I am sitting in Lubar Commons at the University of Wisconsin Law School, attending the excellent conference honoring the work of Stewart Macaulay. (If you want to access Stewart's papers, you can find them here.) I have written about Stewart's famous 1963 paper on several occasions (see, e.g., here and here), and my contribution to this symposium returns to that work, although with a slightly different focus. In the "Social Dimensions of Opportunism," I argue that contract law serves the valuable function of boundary enforcement. Rather than regulating all of the deviations and adjustments that are common in contractual relationships, an important role of contract law is to constrain extreme deviations from social norms, thus reinforcing agreements precisely in contexts where informal social sanctions are weakest.
While many of the presenters are focusing on the 1963 paper, I am enjoying the chance to become more closely acquainted with Stewart's other works. My contribution and the contribution of my co-panelist, Bob Scott, both depend significantly on Stewart's 2003 paper, The Real and the Paper Deal, which should resonate with those who write about incomplete contracts. By the way, Bob is concerned about the decline of relational scholarship in the legal academy, and he calls for a reconciliation of economically and sociologically oriented relational contract scholars. Good stuff.

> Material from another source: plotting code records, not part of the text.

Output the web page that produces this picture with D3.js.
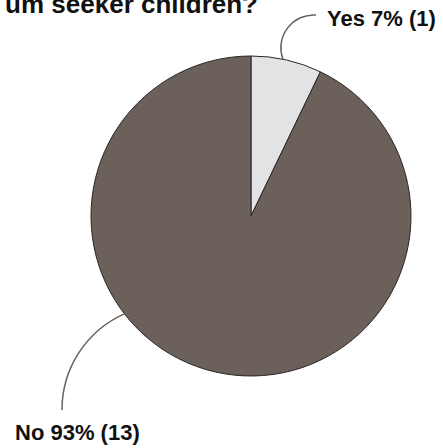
<!DOCTYPE html>
<html>
<head>
<meta charset="utf-8">
<script src="https://cdn.jsdelivr.net/npm/d3@7"></script>
<style>
  body { margin: 0; background: #fff; }
  svg { display: block; font-family: "Liberation Sans", Arial, sans-serif; }
</style>
</head>
<body>
<div id="chart"></div>
<script>
// data
var answers = ["Yes", "No"]
var counts = [1, 13]
var sliceColors = ["#e2e3e5", "#6b615a"]

var width = 443, height = 448
var cx = 251, cy = 216, radius = 160

var svg = d3.select("#chart").append("svg")
    .attr("width", width)
    .attr("height", height)

// title is cut off at the top left in the original
svg.append("text")
    .attr("x", 258)
    .attr("y", 12.5)
    .attr("text-anchor", "end")
    .style("font-size", "26px")
    .style("font-weight", "bold")
    .attr("fill", "#111")
    .text("um seeker children?")

var total = d3.sum(counts)
var rows = answers.map((a, i) => ({answer: a, count: counts[i], color: sliceColors[i]}))

var pie = d3.pie().sort(null).value(d => d.count)
var arc = d3.arc().innerRadius(0).outerRadius(radius)

var g = svg.append("g").attr("transform", "translate(" + cx + "," + cy + ")")

g.selectAll(".slice")
    .data(pie(rows))
    .enter()
    .append("path")
    .attr("class", "slice")
    .attr("d", arc)
    .attr("fill", d => d.data.color)
    .attr("stroke", "#2b2624")
    .attr("stroke-width", 1)

// leader lines: start angle on the rim, label anchor, arc radius, sweep
var leaders = [
    {angle: 11.5, end: [316, 15], r: 33, sweep: 1, text: [327, 26], anchor: "start"},
    {angle: 232.3, end: [62, 410], r: 105, sweep: 0, text: [15, 440], anchor: "start"}
]

function rimPoint(deg){
    var a = deg * Math.PI / 180
    return [cx + radius * Math.sin(a), cy - radius * Math.cos(a)]
}

leaders.forEach((l, i) => {
    var p = rimPoint(l.angle)
    svg.append("path")
        .attr("d", "M" + p[0] + "," + p[1] + " A" + l.r + "," + l.r + " 0 0 " + l.sweep + " " + l.end[0] + "," + l.end[1])
        .attr("fill", "none")
        .attr("stroke", "#6b615a")
        .attr("stroke-width", 1.5)

    var d = rows[i]
    svg.append("text")
        .attr("x", l.text[0])
        .attr("y", l.text[1])
        .attr("text-anchor", l.anchor)
        .style("font-size", "22px")
        .style("font-weight", "bold")
        .attr("fill", "#111")
        .text(d.answer + " " + Math.round(d.count / total * 100) + "% (" + d.count + ")")
})
</script>
</body>
</html>
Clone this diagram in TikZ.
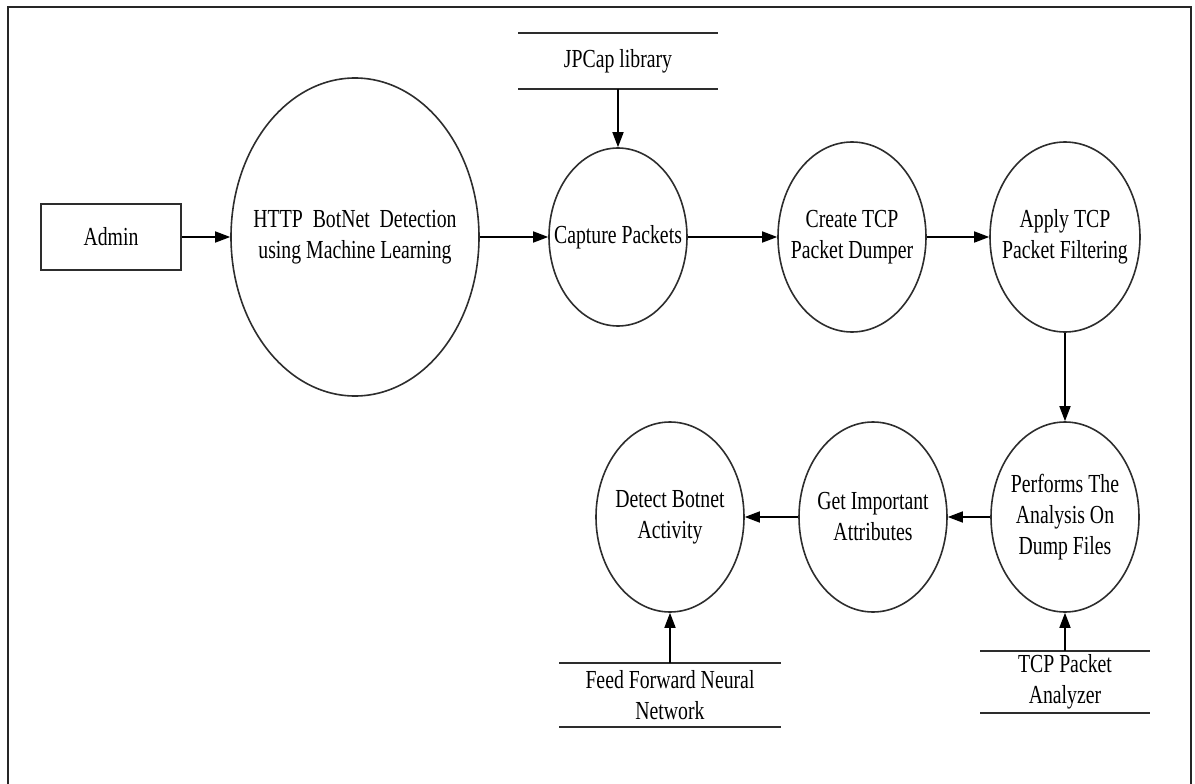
\documentclass[tikz,border=0pt]{standalone}
\usepackage{fontspec}
\setmainfont{Liberation Serif}[FakeStretch=0.76]
\usepackage{tikz}
\usetikzlibrary{shapes.geometric,arrows.meta}
\definecolor{lineGrey}{RGB}{45,45,45}
\tikzset{
  proc/.style={ellipse,draw=lineGrey,line width=1.6pt,inner xsep=-24pt,inner ysep=0pt,align=center,minimum width=148pt,minimum height=190pt},
  entitybox/.style={rectangle,draw=lineGrey,line width=1.6pt,minimum width=140pt,minimum height=66pt},
  store/.style={inner sep=0pt,align=center},
  flow/.style={draw=black,line width=1.6pt,-{Triangle[length=15pt,width=11pt]}}
}
\newcommand{\storelines}[1]{\draw[lineGrey,line width=1.8pt] (#1.north west) -- (#1.north east) (#1.south west) -- (#1.south east);}

\begin{document}
\begin{tikzpicture}[x=1pt,y=-1pt,every node/.style={font=\fontsize{26}{31}\selectfont}]
\useasboundingbox (0,0) rectangle (1195,784);
\draw[black!85,line width=2.2pt] (8,784) -- (8,7) -- (1191,7) -- (1191,784);
% top row
\node[entitybox] (admin) at (111,237) {Admin};
\node[proc,minimum width=248pt,minimum height=318pt] (http) at (355,237) {HTTP\ \ BotNet\ \ Detection\\using Machine Learning};
\node[proc,minimum width=138pt,minimum height=178pt] (capture) at (618,237) {Capture Packets};
\node[proc] (dumper) at (852,237) {Create TCP\\Packet Dumper};
\node[proc,minimum width=150pt] (filter) at (1065,237) {Apply TCP\\Packet Filtering};
% bottom row
\node[proc] (analysis) at (1065,517) {Performs The\\Analysis On\\Dump Files};
\node[proc] (attrib) at (873,517) {Get Important\\Attributes};
\node[proc] (detect) at (670,517) {Detect Botnet\\Activity};
% data stores
\node[store,minimum width=199pt,minimum height=55pt] (jpcap) at (618,61) {JPCap library};
\node[store,minimum width=221pt,minimum height=63pt] (ffnn) at (670,695) {Feed Forward Neural\\Network};
\node[store,minimum width=169pt,minimum height=62pt] (tcpan) at (1065,682) {TCP Packet\\Analyzer};
\storelines{jpcap}
\storelines{ffnn}
\storelines{tcpan}
% flows
\draw[flow] (admin) -- (http);
\draw[flow] (http) -- (capture);
\draw[flow] (capture) -- (dumper);
\draw[flow] (dumper) -- (filter);
\draw[flow] (filter) -- (analysis);
\draw[flow] (analysis) -- (attrib);
\draw[flow] (attrib) -- (detect);
\draw[flow] (jpcap.south) -- (capture.north);
\draw[flow] (ffnn.north) -- (detect.south);
\draw[flow] (tcpan.north) -- (analysis.south);
\end{tikzpicture}
\end{document}
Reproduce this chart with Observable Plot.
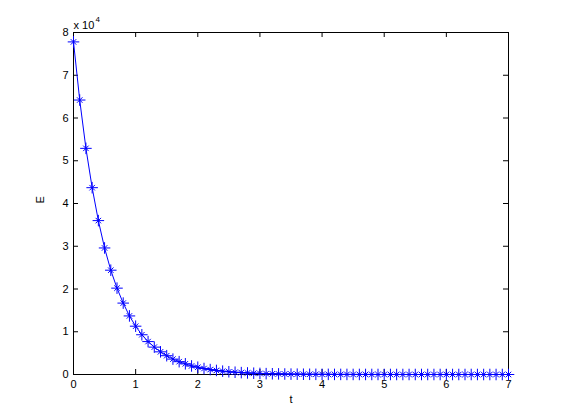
<!DOCTYPE html>
<html>
<head>
<meta charset="utf-8">
<script src="https://cdn.jsdelivr.net/npm/d3@7"></script>
<script src="https://cdn.jsdelivr.net/npm/@observablehq/plot@0.6"></script>
<style>
  html, body { margin: 0; padding: 0; background: #fff; }
  svg { display: block; }
</style>
</head>
<body>
<div id="chart"></div>
<script>
const tValues = [0.0,0.1,0.2,0.3,0.4,0.5,0.6,0.7,0.8,0.9,
  1.0,1.1,1.2,1.3,1.4,1.5,1.6,1.7,1.8,1.9,
  2.0,2.1,2.2,2.3,2.4,2.5,2.6,2.7,2.8,2.9,
  3.0,3.1,3.2,3.3,3.4,3.5,3.6,3.7,3.8,3.9,
  4.0,4.1,4.2,4.3,4.4,4.5,4.6,4.7,4.8,4.9,
  5.0,5.1,5.2,5.3,5.4,5.5,5.6,5.7,5.8,5.9,
  6.0,6.1,6.2,6.3,6.4,6.5,6.6,6.7,6.8,6.9,7.0];
const eValues = [77800,64200,52900,43700,36000,29600,24400,20200,16700,13700,
  11300,9300,7700,6400,5300,4400,3600,3000,2500,2000,
  1700,1400,1150,950,780,640,530,440,360,300,
  250,200,170,140,110,90,75,60,50,40,
  35,30,25,20,17,14,11,9,8,6,
  5,4,3,3,2,2,2,1,1,1,
  1,1,1,1,1,1,0,0,0,0,0];
const xTicks = [0,1,2,3,4,5,6,7];
const yTicks = [0,10000,20000,30000,40000,50000,60000,70000,80000];
const xLabel = "t";
const yLabel = "E";
const exponentBase = "x 10";
const exponentPower = "4";

const data = tValues.map((t, i) => ({t, E: eValues[i]}));
const blue = "#0000ff";

const chart = Plot.plot({
  width: 561,
  height: 420,
  marginLeft: 73,
  marginRight: 53,
  marginTop: 32,
  marginBottom: 46,
  style: {fontFamily: "'Liberation Sans', Arial, sans-serif", fontSize: "11px", background: "#fff", color: "#000"},
  x: {domain: [0, 7], label: null},
  y: {domain: [0, 80000], label: null},
  marks: [
    Plot.frame({stroke: "#000", strokeWidth: 1}),
    Plot.axisX(xTicks, {anchor: "bottom", tickSize: 0, tickPadding: 6, fill: "#000", label: null}),
    Plot.axisY(yTicks, {anchor: "left", tickSize: 0, tickPadding: 5, fill: "#000", tickFormat: d => d / 10000, label: null}),
    Plot.tickX(xTicks, {x: d => d, insetTop: 337, stroke: "#000"}),
    Plot.tickX(xTicks, {x: d => d, insetBottom: 337, stroke: "#000"}),
    Plot.tickY(yTicks, {y: d => d, insetRight: 430, stroke: "#000"}),
    Plot.tickY(yTicks, {y: d => d, insetLeft: 430, stroke: "#000"}),
    Plot.line(data, {x: "t", y: "E", stroke: blue, strokeWidth: 1}),
    Plot.dot(data, {x: "t", y: "E", symbol: "plus", r: 3.8, stroke: blue, strokeWidth: 1}),
    Plot.dot(data, {x: "t", y: "E", symbol: "times", r: 2.6, stroke: blue, strokeWidth: 1}),
    Plot.text([xLabel], {frameAnchor: "bottom", dy: 28, fill: "#000", text: d => d}),
    Plot.text([yLabel], {frameAnchor: "left", dx: -33, rotate: -90, fill: "#000", text: d => d}),
    Plot.text([exponentBase], {frameAnchor: "top-left", dx: 0, dy: -11, textAnchor: "start", fill: "#000", text: d => d}),
    Plot.text([exponentPower], {frameAnchor: "top-left", dx: 22, dy: -16, textAnchor: "start", fontSize: 8, fill: "#000", text: d => d})
  ]
});
document.getElementById("chart").appendChild(chart);
</script>
</body>
</html>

Ethan Leib has written an interesting analysis of consumer contracts ("What is a Relational Theory of Consumer Form Contract?"), using Stewart's 1966 paper, Private Legislation and the Duty to Read -- Business by IBM Machine, the Law of Contracts and Credit Cards, as a springboard. And I am particularly interested in a paper by Gillian Hadfield and Iva Božović entitled "Scaffolding: Using Formal Contracts to Build Informal Relations to Support Innovation." The authors have done a rough replication of Macaulay's 1963 study, interviewing California business people rather than Wisconsin people. In this paper, the authors argue that formal contracts and contract doctrine serve as "scaffolding" for the development of the contracting relationship.
The conference is still going -- and someday these papers will appear in a conference volume -- but this has been another great production by the Wisconsin contracts group.